What happened before the Big Bang?
LONDON. May 5. KAZINFORM If you think theories about the universe are mind-bending, rest assured that many scientists feel the same way. But the question isn't a philosophical one: it has potentially real, testable aspects.
In many ways, it's strange to us humans that the Universe should be the age it is. The Universe - by definition, everything that physically exists - should either be infinite in age, or somehow tied to the lifespan of the human species, as it does in many mythologies. However, thanks to studies on the rate the Universe is expanding, and applying this knowledge in reverse, we know its age. Roughly 13.8 billion years ago, all we can observe on Earth, in our solar system, other galaxies and everything in between expanded out rapidly from an initial point much smaller than an atom, which we call the Big Bang.
The Big Bang model is our best explanation for why the cosmos appears as it does. Nevertheless, it's not able to answer some of the more challenging questions, including what - if anything - came before it? Despite how it might sound, this question isn't a philosophical one: it has potentially real, testable aspects. But to understand any of the possible answers, we must first understand the question itself, Kazinform quotes BBC News.
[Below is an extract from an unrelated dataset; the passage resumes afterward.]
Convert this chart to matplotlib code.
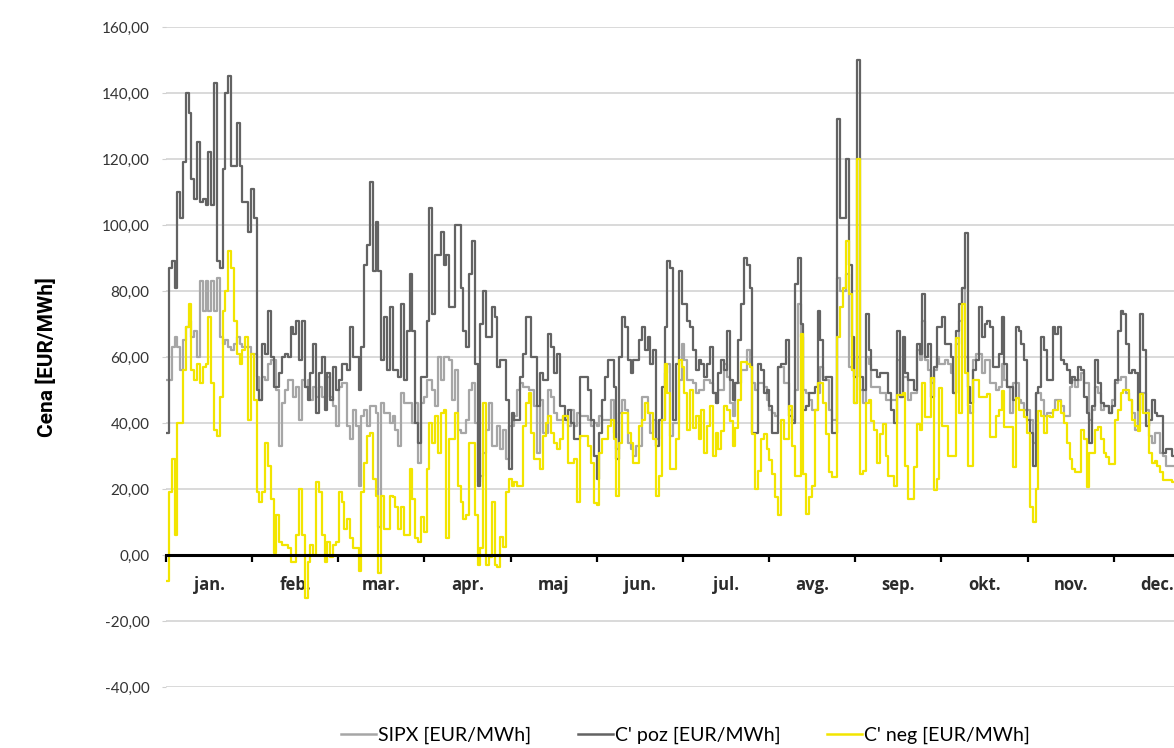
import numpy as np
from matplotlib import pyplot as plt
from matplotlib.lines import Line2D

# ---------------------------- data --------------------------------------
# daily prices over one year (day index 0..364)

sipx = [
	53, 53, 63, 66, 63, 56, 65, 69, 71, 66, 68, 60, 83, 74, 83, 74, 83, 74, 84, 66,
	64, 65, 63, 62, 64, 66, 64, 63, 63, 63, 61, 61, 54, 47, 54, 53, 58, 59, 59, 50,
	33, 46, 50, 53, 53, 48, 51, 41, 53, 51, 53, 47, 51, 48, 51, 48, 48, 54, 48, 45,
	39, 51, 52, 52, 39, 35, 44, 39, 21, 42, 44, 39, 45, 45, 43,
	8.6, 46, 43, 43, 40, 42, 38, 33, 49, 46, 46, 46, 40, 46, 28, 46, 48, 53, 53, 50,
	45, 60, 53, 60, 60, 59, 47, 56, 38, 37, 37, 41, 50, 52, 40, 22, 24, 31, 38, 46,
	33, 33, 39, 32, 38, 29, 39, 39, 42, 50, 52, 51, 51, 50, 50, 45, 31,
	47, 37, 37, 50, 48, 43, 41, 41, 42, 42, 39, 44, 39, 43, 42, 42, 42, 41, 39, 40,
	39, 42, 41, 41, 41, 47, 37, 32, 43, 47, 44, 34, 32, 30, 33, 33, 48, 48, 43, 37,
	41, 35, 41, 41, 55, 58, 36, 40, 40, 53, 64,
	59, 53, 53, 52, 49, 50, 50, 53, 53, 52, 49, 46, 50, 50, 58, 54, 46, 42, 52, 52,
	56, 56, 62, 58, 52, 50, 52, 52, 51, 47, 44, 43, 42, 57, 57, 52, 52, 44, 41, 50,
	76, 66, 50, 49, 47, 44, 44, 49, 57, 54, 53, 44, 41, 41, 84, 80, 80, 85, 57, 56,
	46, 60, 50,
	46, 60, 58, 51, 51, 51, 49, 49, 47, 47, 47, 47, 59, 48, 54, 54, 47, 49, 49, 62,
	59, 71, 59, 56, 52, 56, 60,
	58, 58, 59, 58, 55, 49, 64, 71, 81, 60, 45, 43, 59, 61, 61, 55, 59, 59, 52, 52,
	50, 51, 58, 53, 51, 43, 52, 52, 47, 46, 44, 44, 41, 34, 49, 49, 47, 42, 43, 43,
	44, 47, 47, 45, 42, 42, 51, 53, 51, 53, 55, 52, 52, 41, 44, 51, 49, 44, 45, 45,
	43, 47, 52, 53, 54, 54, 49, 47, 43, 38, 44, 49, 49, 44, 36, 34, 37, 37, 31, 30,
	27, 27, 27,
	27, 29, 31, 30, 28, 27, 30, 29, 28
]

c_poz = [
	37, 87, 89, 81, 110, 102, 119, 140, 134, 114, 108, 125, 107, 108, 106, 122, 106, 143, 89, 87,
	117, 140, 145, 118, 118, 131, 118, 107, 107, 98, 111, 102, 50,
	47, 64, 61, 74, 60, 51, 51, 55, 60, 61, 60, 69, 67, 71, 59, 71, 51, 47, 55, 64,
	43, 55, 60, 44, 55, 47, 57, 50,
	53, 58, 58, 56, 69, 60, 60, 50, 63, 88, 94, 113, 86, 101, 86, 59, 72, 56, 75, 56,
	56, 54, 76, 53, 68, 85, 68, 40, 34, 54, 54, 71, 105, 73, 91, 91, 98, 88, 91, 75,
	75, 100, 100, 81, 68, 63, 85, 95, 58, 21, 70, 80, 66, 66, 75, 72, 57, 59, 59, 47,
	26, 43, 41, 41, 54, 61, 72, 72, 60, 60, 45,
	55, 53, 53, 67, 63, 55, 61, 45, 45, 41, 44, 40, 35, 35, 54, 54, 54, 50, 41, 30,
	23, 37, 47, 54, 59, 59, 51, 29, 60, 72, 69, 59, 55, 59, 59, 65, 69, 62, 66, 58,
	62, 33, 41, 51, 69, 89, 87, 41, 58, 86, 76,
	76, 71, 69, 62, 56, 59, 58, 54, 58, 63, 49, 46, 55, 59, 56, 68, 53, 47, 52, 65,
	76, 90, 88, 81, 37, 37, 58, 56, 49, 50, 45, 37, 37, 57, 58, 58, 65, 42, 40, 82,
	90, 70, 44, 45, 49, 49, 51, 74, 65, 53, 54, 54, 37, 37, 132, 102, 102, 120, 88, 66,
	54, 150, 54,
	50, 73, 62, 56, 56, 54, 55, 55, 55, 49, 44, 40, 68, 48, 66, 55, 53, 53, 50, 64,
	61, 79, 60, 64, 48, 57, 69,
	69, 72, 64, 64, 60, 49, 68, 76, 81, 97.5, 51, 46, 56, 59, 75, 66, 70, 71, 69, 57,
	57, 61, 72, 58, 51, 51, 47, 69, 68, 64, 59, 41, 37, 27, 49, 51, 66, 62, 53, 53,
	69, 67, 69, 59, 58, 56, 52, 54, 53, 57, 56, 48, 43, 34, 45, 59, 52, 46, 45, 45,
	43, 45, 53, 68, 74, 73, 64, 55, 56, 55, 44, 73, 62, 39, 41, 47, 43, 42, 42, 31,
	32, 32, 30,
	30, 28, 32, 35, 30, 28, 33, 30, 29
]

c_neg = [
	-8, 19, 29, 6, 40, 40, 56, 69, 76, 56, 53, 58, 52, 57, 58, 72, 52, 38, 36, 48,
	74, 80, 92, 87, 71, 61, 58, 62, 66, 41, 61, 47, 19, 16, 19, 34, 27, 17, 0.5, 12,
	4, 3, 3, 2, -2, -2, 6, 20, 6, -13, -2, 3, 0, 22, 19, 6, -2, 4, -0.5, 3,
	4, 19, 16, 8, 11, 5, 2, 2, -5, 19, 28, 36, 37, 23,
	18, -5.5, 18, 8, 8, 18, 17.6, 14.6, 8, 14.6, 6, 6, 26, 17, 5, 4, 11.6, 7, 26, 40,
	34, 42, 31, 43, 44, 5, 35, 35, 43, 21, 16, 11, 12, 34, 34, 12, -3, 2, 46, -3,
	-0.5, 16, -3, -3.5, 5.5, 2.5, 19, 23, 21, 22, 21, 21, 39, 46, 49, 37, 29, 29,
	26, 36, 40, 42, 37, 34, 32, 35, 42, 42, 28, 28, 29, 16, 36, 36, 36, 33, 28, 15.6,
	15, 31, 35, 35, 39, 41, 35, 18, 34, 43, 43, 37, 34, 28, 28, 39, 41, 46, 43, 43,
	35, 18, 24, 41, 58, 49, 26, 26, 35, 59, 57,
	49, 38, 50, 38.6, 42, 35, 44, 31, 39, 45, 30, 37, 32, 37.5, 45, 44, 40.6, 33, 38.6, 47,
	58.6, 58.6, 58, 57, 36.5, 20, 25.5, 35, 36.5, 32, 28.7, 24.5, 17.7, 12, 41, 35, 35, 45, 33, 24,
	24, 67, 24.5, 12.5, 17.7, 21, 44, 52, 52, 46, 36.5, 25, 23.5, 23.5, 66, 75, 81, 95, 79, 56,
	46, 120, 24.5,
	25.5, 46, 47, 40.6, 38, 28, 36.5, 39.6, 30, 24, 24, 21, 48.5, 48.5, 49, 27, 17, 17, 26.6, 39.6,
	38, 52, 41.7, 41.7, 53.7, 19.8, 23,
	50.7, 39, 39, 30, 30, 30, 65.8, 43, 76, 55, 27, 27, 53, 53, 48, 48, 48, 48.7, 35.7, 35.7,
	42, 44, 49.7, 38.7, 38.7, 38.7, 26.6, 47.7, 44, 44, 41.7, 37, 14.6, 10, 20, 43.7, 42, 37, 42, 41.7,
	44, 44, 46.7, 43, 40, 34, 29, 26, 25, 25, 38, 35, 20.6, 31, 31, 38, 38.7, 35, 31, 29.6,
	27.6, 27.6, 41, 44, 49, 50, 50, 47, 41, 39, 37.7, 48.7, 43, 43, 31, 28, 28.6, 27, 25, 22.6,
	22.6, 22.6, 22,
	22, 24, 25, 23, 22, 24, 26, 25, 24
]

months = ["jan.", "feb.", "mar.", "apr.", "maj", "jun.", "jul.", "avg.", "sep.", "okt.", "nov.", "dec."]
y_ticks = [-40, -20, 0, 20, 40, 60, 80, 100, 120, 140, 160]

series_names = ["SIPX [EUR/MWh]", "C' poz [EUR/MWh]", "C' neg [EUR/MWh]"]
series_colors = ["#a6a6a6", "#636363", "#f2e500"]

# ---------------------------- plot --------------------------------------

plt.rcParams['font.family'] = ['Lato', 'DejaVu Sans']

days = np.arange(len(sipx))

fig = plt.figure(figsize=(11.74, 7.48), dpi=100)
# right edge of the plot runs past the picture, as in the original
ax = fig.add_axes([0.1414, 0.0816, 0.8807, 0.8824])

for vals, col in zip([sipx, c_poz, c_neg], series_colors):
	ax.step(days, vals, where="post", color=col, linewidth=1.6, zorder=3)

ax.set_xlim(0, 365)
ax.set_ylim(-40, 160)

# y axis
ax.set_yticks(y_ticks)
ax.set_yticklabels([f"{v:.2f}".replace(".", ",") for v in y_ticks])
ax.yaxis.grid(True, color="#d9d9d9", linewidth=1.4, zorder=0)
ax.tick_params(axis="y", length=3, color="#d0d0d0", pad=9, labelsize=11, labelcolor="#333333")
ax.set_ylabel("Cena [EUR/MWh]", family=['Roboto', 'DejaVu Sans'],
              fontsize=15, fontweight="bold", labelpad=32)

# x axis sits on zero, month ticks at boundaries, labels between them
month_len = 365 / 12
ax.spines["bottom"].set_position(("data", 0))
ax.spines["bottom"].set_linewidth(2.2)
ax.spines["bottom"].set_zorder(4)
for s in ["left", "right", "top"]:
	ax.spines[s].set_visible(False)

ax.set_xticks([i * month_len for i in range(13)])
ax.set_xticklabels([])
ax.set_xticks([(i + 0.5) * month_len for i in range(12)], minor=True)
ax.set_xticklabels(months, minor=True, family=['Open Sans', 'DejaVu Sans'],
                   fontweight="bold", fontsize=12, color="#2b2b2b")
ax.tick_params(axis="x", which="major", length=5, width=1.6, direction="out")
ax.tick_params(axis="x", which="minor", length=0, pad=15)

handles = [Line2D([], [], color=c, linewidth=1.8) for c in series_colors]
fig.legend(handles, series_names, loc="center", bbox_to_anchor=(0.584, 0.017), ncol=3,
           frameon=False, fontsize=14, handlelength=1.8, handletextpad=0.1,
           columnspacing=2.4)

fig.savefig("out.png", dpi=100)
First of all, the language we use to describe what we know and don't know can sometimes be muddy. For instance, the Universe may be defined as all that exists in a physical sense, but we can only observe part of that. Nobody sensible thinks the observable Universe is all there is, though. Galaxies in every direction seem similar to each other; there's no evident special direction in space, meaning that the Universe doesn't have an edge (or a centre). In other words, if we were to instantaneously relocate to a galaxy far, far away, we'd see a cosmos very similar to the one we observe from Earth, and it would have an effective radius of 46 billion light-years. We can't see beyond that radius, wherever we're located.